When I first speak with academics who want to do 1:1 coaching with me, they often come to our consultation call with two things: a deadline and a calendar. They ask me a question that sounds something like this: “if I have 8 hours a week for the next 6 months, save two weeks when I’ll be on vacation, can I finish 4 chapters of my book?” My response is always, without fail, that it depends.
What I’ve discovered in over five years of working with clients is that a writing project takes the time you give it.
Most people don’t like this answer. I certainly didn’t like it when my dissertation advisor told me in graduate school. While I never wanted to believe it, scrambling alongside my peers to successfully finish manuscripts to meet conference paper deadlines always reinforced his point. Completing a dissertation before my funding ran out also proved his point. Putting my head down and finishing a revise and resubmit while teaching three courses, at threat of having my article pulled entirely if I didn’t finish, was the final convincing I needed.
Similarly, we all know scholars who have written their book under deadline in a short amount of time. You might even be one of those scholars. The tenure clock was ticking, a sabbatical was about to end, or you’re trying to finish before you give birth, for instance. In all these situations, writers make it work and produce texts that are successfully peer-reviewed and published.

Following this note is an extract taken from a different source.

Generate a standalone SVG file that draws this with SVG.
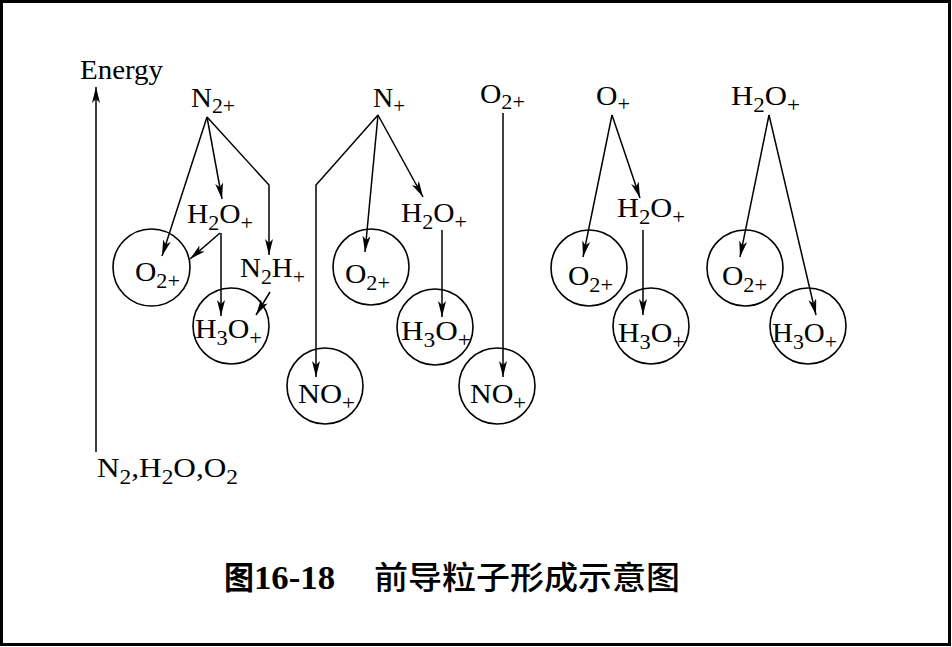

Yet, scholars want to believe that they can “never” finish their book in the time they have. They act on this belief by stalling. I encounter writers who have been ghosting their editors for months. These scholars are anxious that if their editor discovers they’re behind on their writing, there will be severe repercussions. Maybe their editor will yell at them or worse, drop them (newsflash: your silence is already speaking volumes).
This dread is understandable. Nobody wants to write a book under draconian deadlines. You want to have more ease. That’s what I try to help my clients with. To start, I encourage them to reframe their question: How can I make the most of the time I actually have to write this book?
I’ve worked with clients who have come to me with 6 months left to write their book and clients who are just starting books. They’ve both had great results. Below are two different scenarios I’ve coached clients through and why my approach worked.
Scenario #1: A tenure-track scholar at the tail end of their sabbatical who realizes they’re running out of time (this is why I tell everyone: contact me at the beginning of your sabbatical!). There’s a hard deadline for the manuscript to be presented at a book workshop. Their goal was to write six of eight chapters in six months.
What we did: Created a writing schedule where at least 90% of writing time was devoted to the book over a period of 6 months. This meant working on the book every weekday for about four hours and scheduling several weekend long writing retreats. There was limited evening and weekend writing otherwise because of parenting duties.
Why it worked: This writer was already in integrity with their writing. They had a regular writing routine, they’d just been focusing their energy in other places (articles and conference presentations – sound familiar?). They also refused to disappoint their colleagues and mentors who had agreed to participate in the workshop. It was certainly tough to write this much in such a short time, but they did it!
Scenario #2: A scholar in her first few years on the tenure track who is balancing her book with other writing commitments. The goal is to have a full but imperfect draft in twelve months or sooner.
What we’re doing: During the semester, she’s working on a 500 word/day target to generate 10,000 – 12,000 word rough drafts of 2-3 chapters. Once the semester ends, we’ll decide whether the next step is to generate more new prose or to start revising those drafts.
Why it works: It’s realistic and fits into a schedule busy with teaching and other writing commitments. Second, it helps maintain momentum on the book writing so that she’ll be able to jump right into the longer writing sessions that summer break will bring.
Factors to consider when deciding how to write an academic book in the time you have.
How long will each chapter take? We think every chapter will take the same amount of time. They never do. Even if you can’t estimate the exact time you’ll need, you can start with the vague but still helpful parameters of “least time, most time” and place your chapters accordingly.
Do you really have as much time as you think you do? We don’t anticipate distractions – good or bad. For instance, that revise and resubmit might come back with a tight turnaround time just as we’re making headway on a complicated argument in a chapter. You’ll have a good reason to take time away from your book, but it’s still time away from your book! Incorporate some wiggle room into your schedule at the beginning.
Do you have a stable relationship with your writing? My clients in both scenarios discussed above were successful because they were already writing regularly and fully committed to the schedule. I’ve seen similar situations where writers didn’t have a regular writing habit and/or were resistant to following a schedule. You can probably guess what happened.
Making the most of the time you have to write an academic book requires a combination of good strategy and the right mindset. You can have the best plan in the world, but unless you believe in the plan and get your butt in the chair, it won’t work. Conversely, you can be the most enthusiastic writer, but if you have no idea of how long you need when you can write, or what to write, you won’t make much progress.
Finally, remember this: everyone’s process is different. Don’t judge yourself based on what your friend from grad school, mentor, or enemy down the hall did. Everyone has different resources and circumstances. What we share, however, is the ability to plan and manage our perspective about our work.